Given task
Once the pictures are set aside, transcribe the remaining data exactly.
__________________________________________________
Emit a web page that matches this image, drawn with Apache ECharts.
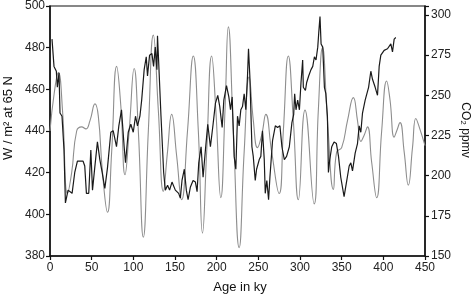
<!DOCTYPE html>
<html>
<head>
<meta charset="utf-8">
<script src="https://cdn.jsdelivr.net/npm/echarts@6/dist/echarts.min.js"></script>
<style>
  html, body { margin: 0; padding: 0; background: #fff; }
  #chart { width: 473px; height: 296px; }
</style>
</head>
<body>
<div id="chart"></div>
<script>
// insolation 65N (left axis)
var insAge = [0, 5, 10, 15, 21, 26, 32, 38, 43, 48, 54, 58, 63, 69, 74, 80, 85, 90, 95, 101, 106, 112, 118, 124, 130, 136, 141, 146, 152, 158, 165, 172, 178, 183, 188, 194, 199, 205, 210, 214, 220, 227, 233, 239, 244, 249, 254, 259, 266, 275, 280, 286, 292, 298, 306, 317, 322, 327, 333, 340, 344, 350, 357, 364, 369, 373, 377, 381, 386, 392, 398, 404, 408, 413, 416, 420, 425, 430, 435, 439, 443, 450];
var insVal = [440, 458, 468, 450, 410, 420, 440, 442, 441, 445, 453, 447, 420, 401, 430, 471, 452, 419, 440, 470, 440, 389, 440, 486, 450, 411, 430, 448, 428, 407, 440, 476, 440, 391, 430, 476, 450, 408, 450, 490, 440, 384, 430, 466, 445, 432, 438, 448, 430, 410, 440, 476, 445, 407, 450, 405, 450, 480, 445, 412, 430, 432, 445, 456, 445, 435, 438, 442, 425, 408, 440, 464, 455, 437, 440, 444, 430, 414, 432, 446, 442, 433];

// CO2 ppmv (right axis)
var co2Age = [2.4, 4.8, 7.6, 8.8, 10.8, 12, 14.4, 16.8, 18.5, 21.7, 23, 26.5, 29.7, 32.9, 39.7, 41.7, 43.7, 46.5, 49, 51, 53.7, 56.9, 59.8, 62.6, 65.8, 69, 73, 75.8, 79.8, 82.6, 85.8, 89, 90.6, 93.9, 97, 99.9, 102.6, 105, 107.9, 110, 113, 115.5, 117, 119.5, 122.3, 124.3, 126.3, 128.3, 129, 130.3, 133.2, 136.4, 138.4, 141.1, 143.5, 146.4, 150.4, 154.4, 156.4, 158.4, 161.2, 163.6, 165.7, 168.5, 171.7, 174.5, 176.5, 178.5, 181.3, 183.7, 186.5, 189.3, 192.5, 195.7, 198.5, 201.3, 203.7, 206.6, 208.6, 211.8, 214.6, 216.6, 218.6, 221, 223, 225, 227, 229, 231, 233, 235, 237, 238.2, 239.8, 242.3, 243.9, 246.3, 247.9, 251.1, 253, 255, 257.1, 258.3, 260.2, 262.3, 263.9, 267.1, 270.4, 273.1, 275.9, 278.3, 281.2, 283.9, 287.2, 290.3, 292.4, 293.6, 295.2, 297.2, 299.3, 301.2, 303.2, 304, 306.5, 308, 310.4, 313.2, 315.3, 317.3, 319.2, 321.3, 322.5, 324, 325.3, 327.3, 329.3, 331, 332.9, 334.1, 335.7, 338.1, 340.9, 343.7, 346.2, 348.9, 352.9, 355.8, 359, 361, 363, 366.2, 369, 371, 373, 375, 378.2, 379.8, 382.3, 385, 387, 390.2, 393, 395, 397, 401, 405, 409, 411, 413, 415];
var co2Val = [285, 268, 265, 255, 264, 239, 237, 216, 183, 191, 190, 189, 202, 209, 209, 206, 189, 189, 216, 191, 205, 221, 210, 202, 192, 205, 227, 228, 218, 231, 241, 218, 208, 227, 232, 227, 237, 231, 237, 247, 266, 274, 262, 275, 276, 268, 280, 266, 287, 272, 237, 202, 191, 194, 191, 196, 191, 189, 186, 197, 204, 191, 185, 193, 197, 196, 190, 208, 218, 199, 216, 232, 218, 232, 245, 250, 243, 230, 247, 256, 249, 241, 249, 212, 204, 237, 231, 241, 243, 251, 241, 262, 279, 262, 218, 212, 197, 204, 210, 212, 228, 210, 189, 197, 185, 199, 222, 231, 230, 231, 218, 210, 212, 218, 233, 238, 251, 241, 247, 241, 258, 272, 255, 253, 258, 262, 266, 268, 274, 272, 280, 289, 299, 282, 280, 255, 251, 237, 202, 210, 218, 221, 220, 212, 199, 187, 196, 206, 208, 203, 214, 220, 231, 227, 239, 247, 246, 255, 265, 260, 255, 250, 268, 275, 278, 279, 282, 277, 285, 286];

var xTicks = [0, 450, 50];
var leftTicks = [380, 500, 20];
var rightTicks = [150, 300, 25];

var insData = insAge.map(function (a, i) { return [a, insVal[i]]; });
var co2Data = co2Age.map(function (a, i) { return [a, co2Val[i]]; });

var chart = echarts.init(document.getElementById('chart'), null, { renderer: 'canvas' });
var font = 'Liberation Sans, Arial, sans-serif';
var axisLine = { show: true, lineStyle: { color: '#111', width: 1.5 } };

chart.setOption({
  animation: false,
  backgroundColor: '#fff',
  textStyle: { fontFamily: font },
  grid: { left: 50, right: 48, top: 6, bottom: 40, show: true, borderColor: '#111', borderWidth: 1.2 },
  xAxis: {
    type: 'value', min: xTicks[0], max: xTicks[1], interval: xTicks[2],
    axisLine: axisLine,
    axisTick: { show: true, length: 4, lineStyle: { color: '#111', width: 1.2 } },
    axisLabel: { color: '#222', fontSize: 12, margin: 6, fontFamily: font },
    splitLine: { show: false }
  },
  yAxis: [{
    type: 'value', position: 'left', min: leftTicks[0], max: leftTicks[1], interval: leftTicks[2],
    axisLine: axisLine,
    axisTick: { show: true, length: 4, lineStyle: { color: '#111', width: 1.2 } },
    axisLabel: { color: '#222', fontSize: 12, margin: 5, fontFamily: font },
    splitLine: { show: false }
  }, {
    type: 'value', position: 'right', min: rightTicks[0], max: 305.6, interval: rightTicks[2],
    axisLine: axisLine,
    axisTick: { show: true, length: 4, lineStyle: { color: '#111', width: 1.2 } },
    axisLabel: {
      color: '#222', fontSize: 12, margin: 6, fontFamily: font,
      formatter: function (v) { return (v % 25 === 0 && v <= rightTicks[1]) ? v : ''; }
    },
    splitLine: { show: false }
  }],
  graphic: [
    { type: 'text', x: 240, y: 287, style: { text: 'Age in ky', font: '13px ' + font, fill: '#111', textAlign: 'center', textVerticalAlign: 'middle' } },
    { type: 'text', x: 8, y: 118, rotation: Math.PI / 2, style: { text: 'W / m² at 65 N', font: '13px ' + font, fill: '#111', textAlign: 'center', textVerticalAlign: 'middle' } },
    { type: 'text', x: 465, y: 130, rotation: -Math.PI / 2, style: { text: 'CO₂ ppmv', font: '12px ' + font, fill: '#111', textAlign: 'center', textVerticalAlign: 'middle' } }
  ],
  series: [{
    name: 'insolation', type: 'line', yAxisIndex: 0, data: insData,
    smooth: 0.5, showSymbol: false,
    lineStyle: { color: '#8e8e8e', width: 1.1 }
  }, {
    name: 'CO2', type: 'line', yAxisIndex: 1, data: co2Data,
    showSymbol: false,
    lineStyle: { color: '#1a1a1a', width: 1.2 },
    z: 3
  }]
});
</script>
</body>
</html>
__________________________________________________
Exercise solution
Emit a web page that matches this image, drawn with Apache ECharts.
<!DOCTYPE html>
<html>
<head>
<meta charset="utf-8">
<script src="https://cdn.jsdelivr.net/npm/echarts@6/dist/echarts.min.js"></script>
<style>
  html, body { margin: 0; padding: 0; background: #fff; }
  #chart { width: 473px; height: 296px; }
</style>
</head>
<body>
<div id="chart"></div>
<script>
// insolation 65N (left axis)
var insAge = [0, 5, 10, 15, 21, 26, 32, 38, 43, 48, 54, 58, 63, 69, 74, 80, 85, 90, 95, 101, 106, 112, 118, 124, 130, 136, 141, 146, 152, 158, 165, 172, 178, 183, 188, 194, 199, 205, 210, 214, 220, 227, 233, 239, 244, 249, 254, 259, 266, 275, 280, 286, 292, 298, 306, 317, 322, 327, 333, 340, 344, 350, 357, 364, 369, 373, 377, 381, 386, 392, 398, 404, 408, 413, 416, 420, 425, 430, 435, 439, 443, 450];
var insVal = [440, 458, 468, 450, 410, 420, 440, 442, 441, 445, 453, 447, 420, 401, 430, 471, 452, 419, 440, 470, 440, 389, 440, 486, 450, 411, 430, 448, 428, 407, 440, 476, 440, 391, 430, 476, 450, 408, 450, 490, 440, 384, 430, 466, 445, 432, 438, 448, 430, 410, 440, 476, 445, 407, 450, 405, 450, 480, 445, 412, 430, 432, 445, 456, 445, 435, 438, 442, 425, 408, 440, 464, 455, 437, 440, 444, 430, 414, 432, 446, 442, 433];

// CO2 ppmv (right axis)
var co2Age = [2.4, 4.8, 7.6, 8.8, 10.8, 12, 14.4, 16.8, 18.5, 21.7, 23, 26.5, 29.7, 32.9, 39.7, 41.7, 43.7, 46.5, 49, 51, 53.7, 56.9, 59.8, 62.6, 65.8, 69, 73, 75.8, 79.8, 82.6, 85.8, 89, 90.6, 93.9, 97, 99.9, 102.6, 105, 107.9, 110, 113, 115.5, 117, 119.5, 122.3, 124.3, 126.3, 128.3, 129, 130.3, 133.2, 136.4, 138.4, 141.1, 143.5, 146.4, 150.4, 154.4, 156.4, 158.4, 161.2, 163.6, 165.7, 168.5, 171.7, 174.5, 176.5, 178.5, 181.3, 183.7, 186.5, 189.3, 192.5, 195.7, 198.5, 201.3, 203.7, 206.6, 208.6, 211.8, 214.6, 216.6, 218.6, 221, 223, 225, 227, 229, 231, 233, 235, 237, 238.2, 239.8, 242.3, 243.9, 246.3, 247.9, 251.1, 253, 255, 257.1, 258.3, 260.2, 262.3, 263.9, 267.1, 270.4, 273.1, 275.9, 278.3, 281.2, 283.9, 287.2, 290.3, 292.4, 293.6, 295.2, 297.2, 299.3, 301.2, 303.2, 304, 306.5, 308, 310.4, 313.2, 315.3, 317.3, 319.2, 321.3, 322.5, 324, 325.3, 327.3, 329.3, 331, 332.9, 334.1, 335.7, 338.1, 340.9, 343.7, 346.2, 348.9, 352.9, 355.8, 359, 361, 363, 366.2, 369, 371, 373, 375, 378.2, 379.8, 382.3, 385, 387, 390.2, 393, 395, 397, 401, 405, 409, 411, 413, 415];
var co2Val = [285, 268, 265, 255, 264, 239, 237, 216, 183, 191, 190, 189, 202, 209, 209, 206, 189, 189, 216, 191, 205, 221, 210, 202, 192, 205, 227, 228, 218, 231, 241, 218, 208, 227, 232, 227, 237, 231, 237, 247, 266, 274, 262, 275, 276, 268, 280, 266, 287, 272, 237, 202, 191, 194, 191, 196, 191, 189, 186, 197, 204, 191, 185, 193, 197, 196, 190, 208, 218, 199, 216, 232, 218, 232, 245, 250, 243, 230, 247, 256, 249, 241, 249, 212, 204, 237, 231, 241, 243, 251, 241, 262, 279, 262, 218, 212, 197, 204, 210, 212, 228, 210, 189, 197, 185, 199, 222, 231, 230, 231, 218, 210, 212, 218, 233, 238, 251, 241, 247, 241, 258, 272, 255, 253, 258, 262, 266, 268, 274, 272, 280, 289, 299, 282, 280, 255, 251, 237, 202, 210, 218, 221, 220, 212, 199, 187, 196, 206, 208, 203, 214, 220, 231, 227, 239, 247, 246, 255, 265, 260, 255, 250, 268, 275, 278, 279, 282, 277, 285, 286];

var xTicks = [0, 450, 50];
var leftTicks = [380, 500, 20];
var rightTicks = [150, 300, 25];

var insData = insAge.map(function (a, i) { return [a, insVal[i]]; });
var co2Data = co2Age.map(function (a, i) { return [a, co2Val[i]]; });

var chart = echarts.init(document.getElementById('chart'), null, { renderer: 'canvas' });
var font = 'Liberation Sans, Arial, sans-serif';
var axisLine = { show: true, lineStyle: { color: '#111', width: 1.5 } };

chart.setOption({
  animation: false,
  backgroundColor: '#fff',
  textStyle: { fontFamily: font },
  grid: { left: 50, right: 48, top: 6, bottom: 40, show: true, borderColor: '#111', borderWidth: 1.2 },
  xAxis: {
    type: 'value', min: xTicks[0], max: xTicks[1], interval: xTicks[2],
    axisLine: axisLine,
    axisTick: { show: true, length: 4, lineStyle: { color: '#111', width: 1.2 } },
    axisLabel: { color: '#222', fontSize: 12, margin: 6, fontFamily: font },
    splitLine: { show: false }
  },
  yAxis: [{
    type: 'value', position: 'left', min: leftTicks[0], max: leftTicks[1], interval: leftTicks[2],
    axisLine: axisLine,
    axisTick: { show: true, length: 4, lineStyle: { color: '#111', width: 1.2 } },
    axisLabel: { color: '#222', fontSize: 12, margin: 5, fontFamily: font },
    splitLine: { show: false }
  }, {
    type: 'value', position: 'right', min: rightTicks[0], max: 305.6, interval: rightTicks[2],
    axisLine: axisLine,
    axisTick: { show: true, length: 4, lineStyle: { color: '#111', width: 1.2 } },
    axisLabel: {
      color: '#222', fontSize: 12, margin: 6, fontFamily: font,
      formatter: function (v) { return (v % 25 === 0 && v <= rightTicks[1]) ? v : ''; }
    },
    splitLine: { show: false }
  }],
  graphic: [
    { type: 'text', x: 240, y: 287, style: { text: 'Age in ky', font: '13px ' + font, fill: '#111', textAlign: 'center', textVerticalAlign: 'middle' } },
    { type: 'text', x: 8, y: 118, rotation: Math.PI / 2, style: { text: 'W / m² at 65 N', font: '13px ' + font, fill: '#111', textAlign: 'center', textVerticalAlign: 'middle' } },
    { type: 'text', x: 465, y: 130, rotation: -Math.PI / 2, style: { text: 'CO₂ ppmv', font: '12px ' + font, fill: '#111', textAlign: 'center', textVerticalAlign: 'middle' } }
  ],
  series: [{
    name: 'insolation', type: 'line', yAxisIndex: 0, data: insData,
    smooth: 0.5, showSymbol: false,
    lineStyle: { color: '#8e8e8e', width: 1.1 }
  }, {
    name: 'CO2', type: 'line', yAxisIndex: 1, data: co2Data,
    showSymbol: false,
    lineStyle: { color: '#1a1a1a', width: 1.2 },
    z: 3
  }]
});
</script>
</body>
</html>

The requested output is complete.